The economic stimulus legislation signed into law on Feb. 17, 2009, by President Barack Obama authorizes state governments to fund the “modernization, renovation and repair” of buildings on public and private college and university campuses. But the provision prevents these schools from using this funding to improve buildings that are “used for sectarian instruction or religious worship,” or those “in which a substantial portion of the functions of the facilities are subsumed in a religious mission.” To explore the legal implications of this restriction, the Pew Forum turns to church-state scholar Robert Tuttle.
Robert W. Tuttle, David R. and Sherry Kirschner Berz Research Professor of Law and Religion, The George Washington University Law School
Jesse Merriam, Research Associate, Pew Research Center’s Forum on Religion & Public Life
Question & Answer
I don’t think that the restriction needs to be interpreted to require that a college or university prohibit a religious student group from using a room in a government-funded campus building. Instead, the restriction could be interpreted to require only that schools not officially designate space in the government-funded buildings specifically for religious activities.
This interpretation would follow the ruling in a 1971 Supreme Court case, Tilton v. Richardson, which involved the federal government’s funding of building construction at four religious colleges and universities in Connecticut under the Higher Education Facilities Act of 1963. The court in Tilton upheld the constitutionality of this funding and specifically declared that the Establishment Clause in the First Amendment to the U.S. Constitution only prohibited the schools from officially designating space in their government-funded buildings for religious activities, such as religious instruction or worship. This interpretation of the restriction seeks to reflect the standard that was articulated in Tilton.
Schools can easily satisfy this interpretation by making the rooms available to all student groups on an equal basis. In this instance, a school’s only official use of the room is to make it equally available to all student groups. The school is therefore not responsible for a student group’s decision to use the room for religious instruction or worship.
If, however, a school itself sponsored religious instruction or gave religious student groups preferential access to a space in a government-funded building, then the school might be considered officially responsible for this religious use of the room, and therefore in violation of the restriction in the stimulus legislation as well as the Establishment Clause.
What if a college or university did strictly interpret the provision in the stimulus legislation to deny a religious student group access to a campus building because the group was going to use the building for a religious activity? Would this denial violate the Constitution?
First of all, I think it’s highly unlikely that university officials would adopt this strict interpretation of the stimulus legislation.
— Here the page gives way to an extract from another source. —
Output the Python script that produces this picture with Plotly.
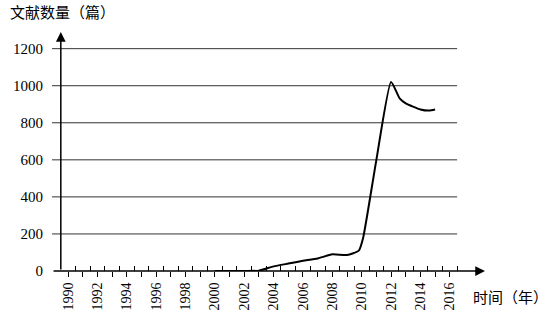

But if they did, then the issue would turn on whether the institution is a public or private university.
The Free Speech Clause of the First Amendment to the U.S. Constitution prohibits government officials and entities, including public universities, from discriminating against individuals on the basis of the content of their speech. The Free Speech Clause does not limit the actions of private individuals or institutions, including private universities. This is true regardless of whether the private university receives government funding for its buildings. So even if a private institution received government funding under the stimulus package, the school would not violate the Free Speech Clause by prohibiting religious use of those government-funded buildings.
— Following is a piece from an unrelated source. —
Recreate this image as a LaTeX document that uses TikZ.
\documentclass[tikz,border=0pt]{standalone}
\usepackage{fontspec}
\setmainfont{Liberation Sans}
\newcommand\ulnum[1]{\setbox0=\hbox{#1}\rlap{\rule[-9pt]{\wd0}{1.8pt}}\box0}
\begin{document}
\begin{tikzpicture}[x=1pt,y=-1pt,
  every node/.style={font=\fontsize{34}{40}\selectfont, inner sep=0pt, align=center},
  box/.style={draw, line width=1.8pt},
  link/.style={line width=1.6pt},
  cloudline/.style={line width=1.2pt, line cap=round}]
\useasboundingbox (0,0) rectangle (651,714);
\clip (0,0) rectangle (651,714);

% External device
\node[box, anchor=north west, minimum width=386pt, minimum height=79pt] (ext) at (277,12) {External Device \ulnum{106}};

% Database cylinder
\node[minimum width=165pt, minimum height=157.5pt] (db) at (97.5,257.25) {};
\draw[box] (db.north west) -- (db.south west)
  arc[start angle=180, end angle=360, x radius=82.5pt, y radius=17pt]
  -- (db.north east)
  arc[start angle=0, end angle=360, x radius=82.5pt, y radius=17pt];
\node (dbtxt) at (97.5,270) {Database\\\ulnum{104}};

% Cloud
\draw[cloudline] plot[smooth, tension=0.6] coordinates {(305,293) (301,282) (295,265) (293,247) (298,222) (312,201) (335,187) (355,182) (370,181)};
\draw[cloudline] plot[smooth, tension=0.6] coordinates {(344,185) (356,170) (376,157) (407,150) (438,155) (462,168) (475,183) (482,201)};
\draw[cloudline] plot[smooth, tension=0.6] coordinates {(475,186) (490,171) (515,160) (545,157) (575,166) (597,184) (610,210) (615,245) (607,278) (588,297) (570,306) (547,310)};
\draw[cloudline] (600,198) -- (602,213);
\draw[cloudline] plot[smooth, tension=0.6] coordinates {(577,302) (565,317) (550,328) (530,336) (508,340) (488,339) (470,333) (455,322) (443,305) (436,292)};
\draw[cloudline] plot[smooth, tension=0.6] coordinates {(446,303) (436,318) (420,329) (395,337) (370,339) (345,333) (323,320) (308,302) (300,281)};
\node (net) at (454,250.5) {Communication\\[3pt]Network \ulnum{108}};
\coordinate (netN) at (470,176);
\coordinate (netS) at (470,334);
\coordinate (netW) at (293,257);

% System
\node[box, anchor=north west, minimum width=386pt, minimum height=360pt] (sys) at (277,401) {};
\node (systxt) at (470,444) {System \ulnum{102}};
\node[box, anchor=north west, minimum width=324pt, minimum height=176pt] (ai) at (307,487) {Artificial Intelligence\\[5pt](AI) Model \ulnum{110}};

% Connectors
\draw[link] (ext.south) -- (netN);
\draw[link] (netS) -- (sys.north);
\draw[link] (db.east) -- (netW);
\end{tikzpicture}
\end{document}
If a public university were to do this, however, then a court would likely rule that the public university’s prohibition on any religious use of the building violated the Free Speech Clause. An important case on this point is Widmar v. Vincent (1981). In the case, the Supreme Court held that a public university violated the Free Speech Clause by barring a religious student group from meeting in university buildings while at the same time allowing non-religious student groups to meet in the same facilities. In defending its exclusion of the religious group, the university claimed that it excluded all religious groups, not just this group in particular. Moreover, the university argued, the Establishment Clause required this exclusion because allowing religious student groups to meet in public buildings would amount to an unconstitutional public funding of religion. The court disagreed and held that the university would not violate the Establishment Clause as long as it gave religious student groups equal access to university facilities. The court further explained that prohibiting all religious groups from using government-funded university buildings in fact violated the Free Speech Clause.
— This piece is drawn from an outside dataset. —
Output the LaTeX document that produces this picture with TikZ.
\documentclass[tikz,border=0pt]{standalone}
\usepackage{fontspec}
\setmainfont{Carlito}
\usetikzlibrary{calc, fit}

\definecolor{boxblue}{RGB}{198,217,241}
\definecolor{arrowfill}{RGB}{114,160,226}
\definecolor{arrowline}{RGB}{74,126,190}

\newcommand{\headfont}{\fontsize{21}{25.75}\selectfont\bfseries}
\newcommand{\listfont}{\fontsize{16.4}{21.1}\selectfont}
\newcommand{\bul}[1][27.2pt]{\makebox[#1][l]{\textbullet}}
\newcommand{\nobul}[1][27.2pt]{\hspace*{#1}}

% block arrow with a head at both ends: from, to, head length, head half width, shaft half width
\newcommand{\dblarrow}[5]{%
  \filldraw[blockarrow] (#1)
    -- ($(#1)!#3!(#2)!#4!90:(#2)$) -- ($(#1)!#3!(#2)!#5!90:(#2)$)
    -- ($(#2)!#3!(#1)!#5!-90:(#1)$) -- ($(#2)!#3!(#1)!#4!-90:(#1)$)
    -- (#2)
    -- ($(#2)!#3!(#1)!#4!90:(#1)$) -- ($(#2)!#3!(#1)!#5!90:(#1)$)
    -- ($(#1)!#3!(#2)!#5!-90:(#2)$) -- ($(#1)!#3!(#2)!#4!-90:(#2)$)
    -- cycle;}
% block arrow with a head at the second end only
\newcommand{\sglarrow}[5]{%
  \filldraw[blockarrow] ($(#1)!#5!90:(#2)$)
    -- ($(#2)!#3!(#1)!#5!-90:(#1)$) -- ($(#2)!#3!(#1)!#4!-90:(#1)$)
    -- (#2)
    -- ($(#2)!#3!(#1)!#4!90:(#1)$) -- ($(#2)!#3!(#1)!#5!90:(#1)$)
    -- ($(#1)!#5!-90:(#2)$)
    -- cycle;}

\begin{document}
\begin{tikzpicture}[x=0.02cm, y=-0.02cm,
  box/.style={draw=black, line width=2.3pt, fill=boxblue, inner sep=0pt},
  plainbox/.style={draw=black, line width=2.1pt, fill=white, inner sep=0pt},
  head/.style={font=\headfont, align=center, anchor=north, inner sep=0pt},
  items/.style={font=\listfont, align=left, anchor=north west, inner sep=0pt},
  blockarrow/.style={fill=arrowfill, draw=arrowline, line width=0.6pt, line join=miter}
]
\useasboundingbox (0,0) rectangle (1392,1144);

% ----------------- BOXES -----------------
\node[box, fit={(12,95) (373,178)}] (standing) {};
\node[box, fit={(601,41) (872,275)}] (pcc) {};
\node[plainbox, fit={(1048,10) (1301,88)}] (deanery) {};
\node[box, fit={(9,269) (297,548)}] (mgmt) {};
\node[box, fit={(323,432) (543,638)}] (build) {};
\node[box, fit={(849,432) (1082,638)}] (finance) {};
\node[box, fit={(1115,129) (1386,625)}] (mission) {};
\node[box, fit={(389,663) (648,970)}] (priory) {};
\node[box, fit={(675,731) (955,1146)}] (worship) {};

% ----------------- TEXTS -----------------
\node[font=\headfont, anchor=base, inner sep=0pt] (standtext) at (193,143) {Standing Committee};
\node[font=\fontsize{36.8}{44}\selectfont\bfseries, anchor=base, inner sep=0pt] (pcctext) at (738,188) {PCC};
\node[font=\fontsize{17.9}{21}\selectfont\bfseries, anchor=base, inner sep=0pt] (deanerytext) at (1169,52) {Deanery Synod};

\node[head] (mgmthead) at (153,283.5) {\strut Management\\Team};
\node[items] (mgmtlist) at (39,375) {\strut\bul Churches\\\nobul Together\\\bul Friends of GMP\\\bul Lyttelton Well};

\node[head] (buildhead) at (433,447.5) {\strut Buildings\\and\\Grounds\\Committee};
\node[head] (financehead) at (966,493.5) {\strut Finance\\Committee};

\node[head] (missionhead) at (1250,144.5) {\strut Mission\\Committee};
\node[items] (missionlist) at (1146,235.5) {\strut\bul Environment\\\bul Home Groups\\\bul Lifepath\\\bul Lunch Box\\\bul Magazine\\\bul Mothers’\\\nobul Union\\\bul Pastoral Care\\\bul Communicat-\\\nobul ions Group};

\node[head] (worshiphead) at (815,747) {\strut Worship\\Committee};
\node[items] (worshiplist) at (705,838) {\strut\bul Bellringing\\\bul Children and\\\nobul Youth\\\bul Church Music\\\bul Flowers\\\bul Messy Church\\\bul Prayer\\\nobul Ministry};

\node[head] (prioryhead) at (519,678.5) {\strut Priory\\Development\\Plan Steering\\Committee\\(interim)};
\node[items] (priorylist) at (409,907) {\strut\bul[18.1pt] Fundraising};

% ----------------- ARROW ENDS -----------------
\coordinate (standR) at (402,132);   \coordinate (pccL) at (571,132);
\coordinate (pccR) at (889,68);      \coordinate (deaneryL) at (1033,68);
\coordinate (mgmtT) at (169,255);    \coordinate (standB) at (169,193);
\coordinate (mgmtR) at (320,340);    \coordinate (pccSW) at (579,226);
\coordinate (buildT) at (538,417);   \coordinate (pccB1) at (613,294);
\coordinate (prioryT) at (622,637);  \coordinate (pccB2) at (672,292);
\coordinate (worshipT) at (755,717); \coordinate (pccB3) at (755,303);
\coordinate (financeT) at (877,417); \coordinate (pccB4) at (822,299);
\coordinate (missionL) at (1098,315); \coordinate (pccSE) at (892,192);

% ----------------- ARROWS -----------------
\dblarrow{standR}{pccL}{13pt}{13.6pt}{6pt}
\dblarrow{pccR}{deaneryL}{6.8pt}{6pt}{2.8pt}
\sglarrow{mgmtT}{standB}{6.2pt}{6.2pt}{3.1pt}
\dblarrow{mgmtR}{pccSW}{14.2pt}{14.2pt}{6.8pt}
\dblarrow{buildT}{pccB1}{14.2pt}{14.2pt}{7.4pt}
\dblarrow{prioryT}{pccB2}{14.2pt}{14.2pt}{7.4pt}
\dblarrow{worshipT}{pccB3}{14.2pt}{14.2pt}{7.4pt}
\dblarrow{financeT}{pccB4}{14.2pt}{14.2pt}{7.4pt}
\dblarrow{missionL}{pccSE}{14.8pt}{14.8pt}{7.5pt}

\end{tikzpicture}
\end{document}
As I mentioned above, however, I think it is very unlikely that a similar case would arise from the stimulus legislation because I don’t think a public college or university would interpret the stimulus legislation to require the exclusion of all religious groups from the school’s government-funded buildings. Still, given the ambiguity of the stimulus law provision, the Department of Education (the federal agency that oversees federal funding of colleges and universities) might perform a useful service by letting schools know that the stimulus legislation does not prohibit students from using space in government-funded buildings for religious purposes.
This transcript has been edited for clarity, spelling and grammar.